Great Job, Dan! This is gonna be a killer bench. Good for you.


----------



## danwolfgang (Mar 10, 2016)

*Base Progress*

It's been a month since I last shared an update here. I've been making lots of progress on the base, making legs and stretchers and fitting it all together.



















The tail vise has gotten a lot of use since I completed it! I'm really glad I put it in the top. Here I used the vise with a hand screw to hold the leg so I could cut the tenons.



















With the tenons in the rails cut and mortises chopped into the legs, I was able to see some real progress! I didn't take any photos, but for Christmas my wife gave me a gift card to Lee Valley and I bought a router plane with it, which I used to clean up the tenons. The router plane made it really easy to get the tenons perfect and then make accurate mortises-I'm thrilled with how well they all fit together!










Now on to the stretchers that will join each side. The back stretcher went together easily, cutting tenons and chopping mortises. Same with the front-I was on a roll! Until I set the front right leg down and realized I chopped the mortise in the wrong side of the leg! I decided to embrace this mistake by filling it with a red oak plug.










Truth be told, you'll never even see the red oak plug. It's on the inside of the leg and will be completely hidden by the stretcher and eventual shelves.










The base looks awesome, but it's so far from done. In the above photo, nothing is permanently together. I have marked the end rails to drill so that I can drawbore the tenons. The left leg has been marked to drill holes for holdfasts. (I'll get some eventually.) And, today, I marked the right leg for the leg vise hardware. Upper rails have been marked to drill holes to be able to screw the top down. Also, before I can permanently assemble the legs I need to cut a dado into the stretchers to support a rail that will hold the shelf at the bottom.

The other night my wife said something hilarious. "Is it nearly finished?"


----------



## RobDubs (Feb 21, 2017)

danwolfgang said:


> *Base Progress*
> 
> It's been a month since I last shared an update here. I've been making lots of progress on the base, making legs and stretchers and fitting it all together.
> 
> ...


Looking awesome! What kind of wood are you using? I just received my Veritas router plane. I can't wait to use it. I used the plug trick on my coffee table build. Keep us updated!


----------



## mat60 (Feb 24, 2017)

danwolfgang said:


> *Base Progress*
> 
> It's been a month since I last shared an update here. I've been making lots of progress on the base, making legs and stretchers and fitting it all together.
> 
> ...


Nice work Dan. Looks great.


----------



## danwolfgang (Mar 10, 2016)

danwolfgang said:


> *Base Progress*
> 
> It's been a month since I last shared an update here. I've been making lots of progress on the base, making legs and stretchers and fitting it all together.
> 
> ...





> What kind of wood are you using?


It's mostly just Burrill 2×4s from Home Depot. I'm using a variety of other (better) woods for accents.


----------



## danwolfgang (Mar 10, 2016)

*Time for a break*

Over the weekend I worked on the bench a bit. I marked many areas of the base to drill holes: to drawbore tenons, planned out the leg vise, etc.

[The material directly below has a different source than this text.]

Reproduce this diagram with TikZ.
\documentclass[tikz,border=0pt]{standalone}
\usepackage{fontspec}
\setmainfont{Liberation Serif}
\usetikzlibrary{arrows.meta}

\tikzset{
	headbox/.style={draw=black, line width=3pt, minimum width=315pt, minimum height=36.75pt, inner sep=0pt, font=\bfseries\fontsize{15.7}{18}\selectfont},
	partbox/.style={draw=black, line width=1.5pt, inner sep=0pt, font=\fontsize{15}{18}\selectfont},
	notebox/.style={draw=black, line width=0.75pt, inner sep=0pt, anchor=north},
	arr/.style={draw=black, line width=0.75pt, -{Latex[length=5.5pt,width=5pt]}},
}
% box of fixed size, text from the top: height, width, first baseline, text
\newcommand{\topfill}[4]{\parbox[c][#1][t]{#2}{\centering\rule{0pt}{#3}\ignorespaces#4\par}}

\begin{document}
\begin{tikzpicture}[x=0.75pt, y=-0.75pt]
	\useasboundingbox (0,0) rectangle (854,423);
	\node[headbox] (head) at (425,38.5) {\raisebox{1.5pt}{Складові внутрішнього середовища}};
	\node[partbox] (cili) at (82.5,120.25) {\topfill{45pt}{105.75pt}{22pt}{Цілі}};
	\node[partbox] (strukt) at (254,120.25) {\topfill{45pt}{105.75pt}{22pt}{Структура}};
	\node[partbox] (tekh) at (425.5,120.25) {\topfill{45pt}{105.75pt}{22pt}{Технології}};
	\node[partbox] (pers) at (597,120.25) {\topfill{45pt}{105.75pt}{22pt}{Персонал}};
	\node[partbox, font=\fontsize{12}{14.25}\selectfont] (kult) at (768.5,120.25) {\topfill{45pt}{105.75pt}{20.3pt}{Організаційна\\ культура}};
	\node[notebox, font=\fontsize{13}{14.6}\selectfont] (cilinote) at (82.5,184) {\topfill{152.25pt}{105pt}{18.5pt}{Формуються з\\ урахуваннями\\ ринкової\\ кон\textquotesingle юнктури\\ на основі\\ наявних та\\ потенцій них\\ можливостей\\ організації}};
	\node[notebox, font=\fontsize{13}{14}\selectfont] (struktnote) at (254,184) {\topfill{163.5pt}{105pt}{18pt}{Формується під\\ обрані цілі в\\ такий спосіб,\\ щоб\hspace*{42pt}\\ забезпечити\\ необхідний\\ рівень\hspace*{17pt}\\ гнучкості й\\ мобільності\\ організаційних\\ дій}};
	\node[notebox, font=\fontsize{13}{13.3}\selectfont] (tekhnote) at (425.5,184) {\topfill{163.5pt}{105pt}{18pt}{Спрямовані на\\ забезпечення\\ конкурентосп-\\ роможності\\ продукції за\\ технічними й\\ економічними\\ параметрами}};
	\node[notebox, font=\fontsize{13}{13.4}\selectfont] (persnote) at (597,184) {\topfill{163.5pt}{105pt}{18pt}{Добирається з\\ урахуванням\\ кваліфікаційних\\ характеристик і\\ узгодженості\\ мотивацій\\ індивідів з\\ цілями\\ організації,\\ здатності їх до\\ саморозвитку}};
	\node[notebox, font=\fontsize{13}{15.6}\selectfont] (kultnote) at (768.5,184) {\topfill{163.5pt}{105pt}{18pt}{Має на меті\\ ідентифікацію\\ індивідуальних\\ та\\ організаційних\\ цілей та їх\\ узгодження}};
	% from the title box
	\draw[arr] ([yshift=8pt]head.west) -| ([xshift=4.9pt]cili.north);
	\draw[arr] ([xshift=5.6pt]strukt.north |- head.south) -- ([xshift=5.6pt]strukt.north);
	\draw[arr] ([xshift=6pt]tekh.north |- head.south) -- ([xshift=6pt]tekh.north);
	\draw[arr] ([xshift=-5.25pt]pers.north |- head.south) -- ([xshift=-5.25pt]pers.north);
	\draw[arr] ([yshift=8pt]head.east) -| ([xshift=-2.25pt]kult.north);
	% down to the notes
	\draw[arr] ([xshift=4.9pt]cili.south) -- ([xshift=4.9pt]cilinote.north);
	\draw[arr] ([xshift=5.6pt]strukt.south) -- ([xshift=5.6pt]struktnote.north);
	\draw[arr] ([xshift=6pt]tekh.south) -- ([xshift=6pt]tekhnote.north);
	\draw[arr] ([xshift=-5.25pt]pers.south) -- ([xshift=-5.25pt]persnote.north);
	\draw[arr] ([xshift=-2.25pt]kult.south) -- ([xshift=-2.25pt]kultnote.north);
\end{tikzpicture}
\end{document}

Saturday afternoon I felt like I was a little stuck. I really need to drill some holes to get things together and continue with the base. I don't have a drill press so would have to drive over to my parents' house to use my great-grandfathers press. My wife told me to just go on Saturday; I should have listened to her but didn't.

On Sunday I finished drawing the details of the leg vise on both the leg and chop. I need to drill some holes for the vise, but figured I could get started with shaping the chop. Unfortunately, I then realized that I don't have my coping saw: I loaned it out recently so that a young Scout could build his Pinewood Derby car.

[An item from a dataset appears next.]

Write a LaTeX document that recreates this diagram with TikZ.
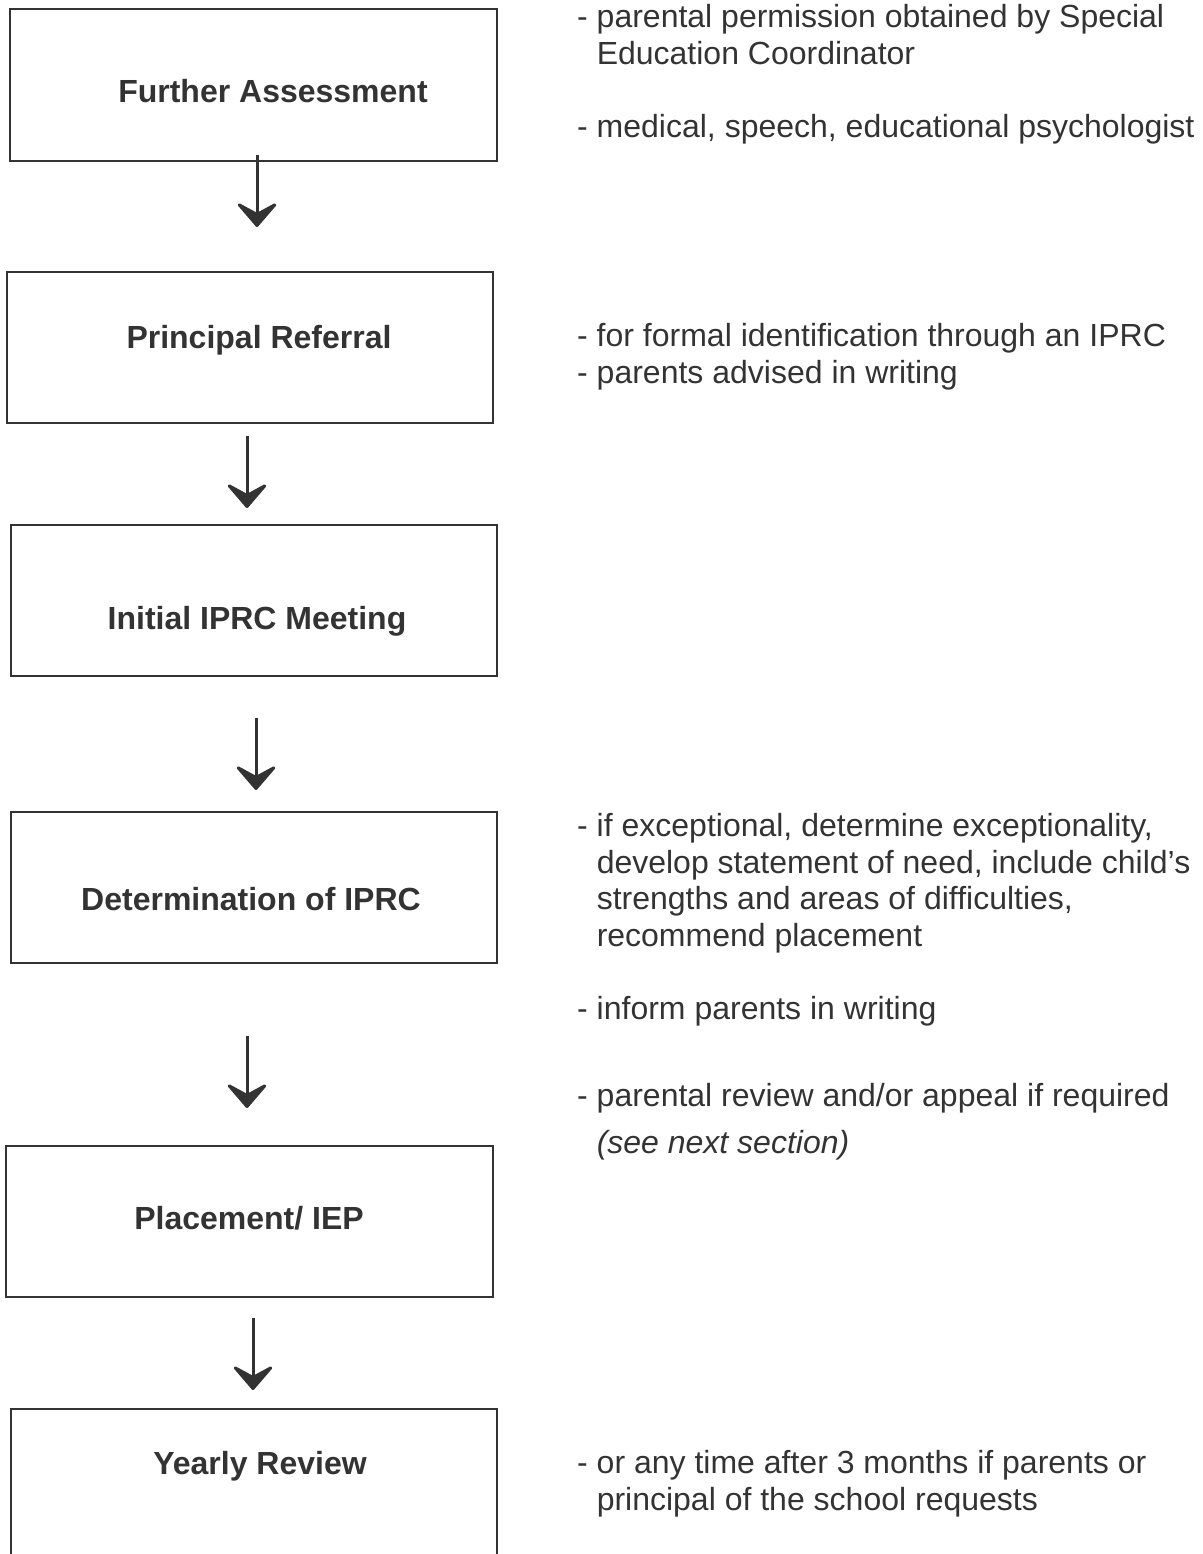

So then I turned to the shelf for the bottom of the base. I am going to follow the Benchcrafted design, which calls for a small dado in the stretchers and ledgers for support of the shelf. I opened the new Veritas plow plane to have a look at it, and found the blade advance screw threads were cut poorly and I couldn't advance the blade. So I set that aside, thinking I'd work on the rabbet for the ledger. I opened the new Veritas rabbet plane to find that the screw for the nicker was impossibly tight, and I stripped it trying to get it out. So I gave up on that, too, and sent an email to Lee Valley for some help. (They replied today and are shipping two new replacement planes to me; great service!)

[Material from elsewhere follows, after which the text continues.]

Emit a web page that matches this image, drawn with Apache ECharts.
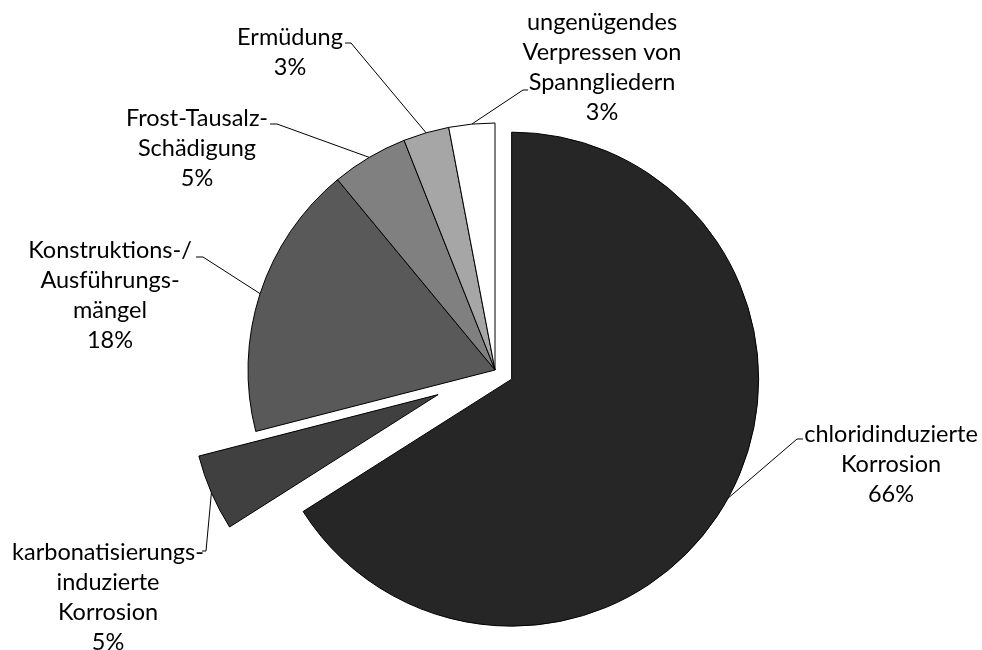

So… I'm taking a break, at least for a little bit. The end of this week and next week will be busy anyway, so I probably wouldn't get much done in that time anyway. So, shifting focus to something else.


----------



## PatesWoodshop (Feb 22, 2017)

danwolfgang said:


> *Time for a break*
> 
> Over the weekend I worked on the bench a bit. I marked many areas of the base to drill holes: to drawbore tenons, planned out the leg vise, etc.
> 
> ...


It's not just you. I've had days like this where everything I try to do goes wrong. Often, I stubbornly try to keep going until I screw something up. Once I've ruined a good piece of wood or two I'll finally throw up my hands and decide today isn't a shop day for me and go watch TV lol.


----------



## danwolfgang (Mar 10, 2016)

*Leg vise*

Despite no updates in two months, I have actually been busy. One thing I worked on was the leg vise. I was originally going to make a parallel guide that I could pin at the bottom of the leg/vise. But all of that bending over made me decide that $100 for the Benchcrafted criss-cross hardware would be worth it. I had to cut a giant mortise in the leg to make room for the hardware. I started with the chisel and hammer, but turned to the router to get it done more quickly. I know that I say I prefer to use hand tools, but there are definitely exceptions, it seems.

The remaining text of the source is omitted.